- The Washington Times - Friday, April 19, 2024

Former President Donald Trump’s hush money trial will begin in earnest Monday after successfully assembling a jury of Manhattanites who will convict or acquit the GOP presidential nominee in the heat of the campaign.

“We have a full panel,” Judge Juan Merchan announced Friday.

The jury consists of seven men and five women, plus six alternates who will step in if the full members run into a conflict or cannot deliberate for some reason.



They are expected to hear opening arguments from both sides Monday and leave by midafternoon in observance of Passover.

Mr. Trump, the presumptive Republican presidential nominee, will be inside a drab New York courtroom for about six weeks as he is tried on charges he criminally concealed payments to avoid bad press ahead of the 2016 election.

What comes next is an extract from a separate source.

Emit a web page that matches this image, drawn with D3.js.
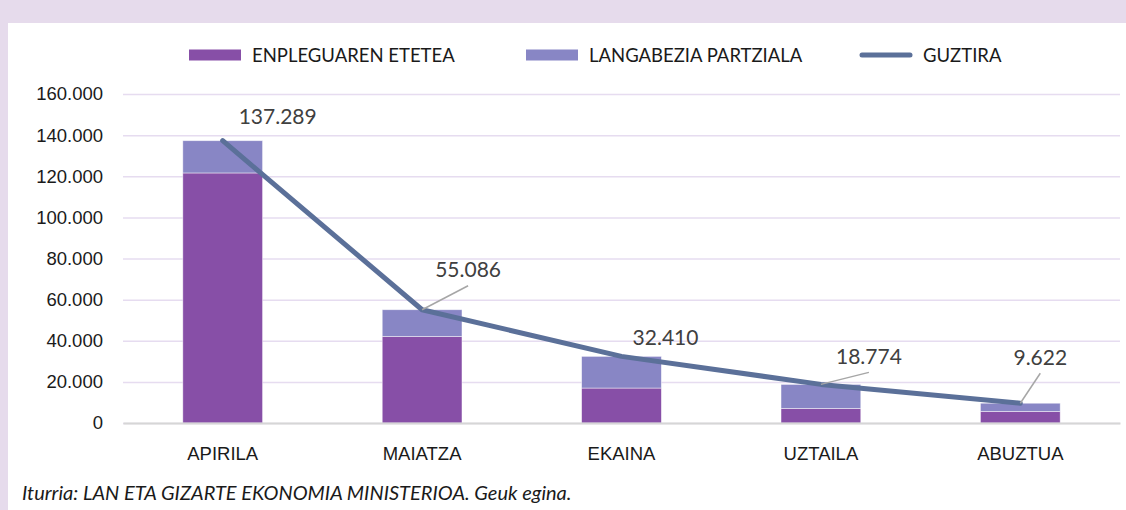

Mr. Trump faces 34 counts of falsifying business records in the case brought by Manhattan District Attorney Alvin Bragg.

Prosecutors allege Mr. Trump funneled payments to his lawyer, Michael Cohen, to conceal hush money paid to adult-film actress Stormy Daniels and two others to avoid bad press around the 2016 election.

Ms. Daniels says she had a sexual encounter with Mr. Trump nearly two decades ago. He denies the claim.

Mr. Trump pleaded not guilty to the criminal charges and says Democratic prosecutors are trying to stop his presidential campaign.

“I’m sitting in a courthouse all day long,” he said. “This is going on for the week and it will go up for another four or five weeks. And it’s very unfair. And people know it’s very unfair.”

Prosecutors have refused to divulge who they intend to call as their first witnesses, saying they’re worried Mr. Trump would intimidate them on social media.

Judge Merchan and counsel for both sides spent the past week vetting jurors to hear the case. It had its hiccups, with two jurors getting booted over worries about public identification and a brush with the legal system.

Jurors were dismissed en masse after they reported they could not be impartial about Mr. Trump, who’s dominated the U.S. political landscape for nearly a decade and faces three criminal matters in other courts.

Yet the court managed to land a jury for one of the most famous people in the world within four days.

The pool of potential jurors is being drawn from Manhattan, a borough that is very liberal but also a global business center. Jurors’ media consumption seemed to reflect that, with many reporting, they read both The New York Times and The Wall Street Journal.

One potential juror, who is originally from Europe, said he listens to both Fox News and NPR to get both sides of the political spectrum, though he stopped during questioning to say: “This is more stressful than I thought.”

One woman said she “didn’t believe in” watching the news and that her husband would send her any stories if they were important.

Mr. Trump sat quietly as potential jurors weighed in on him as a person, both good, bad and indifferent.

One juror said he grew up in New Jersey and probably dreamed of going to live in Trump Tower one day, but he didn’t care for Mr. Trump’s policies or how he uses his bully pulpit.

“It’s more the negative rhetoric — and bias that he speaks about — that is the most harmful,” the juror said Friday.

Another juror said she could serve on the jury, with one caveat: “I’m good with the time as long as we get to eat.”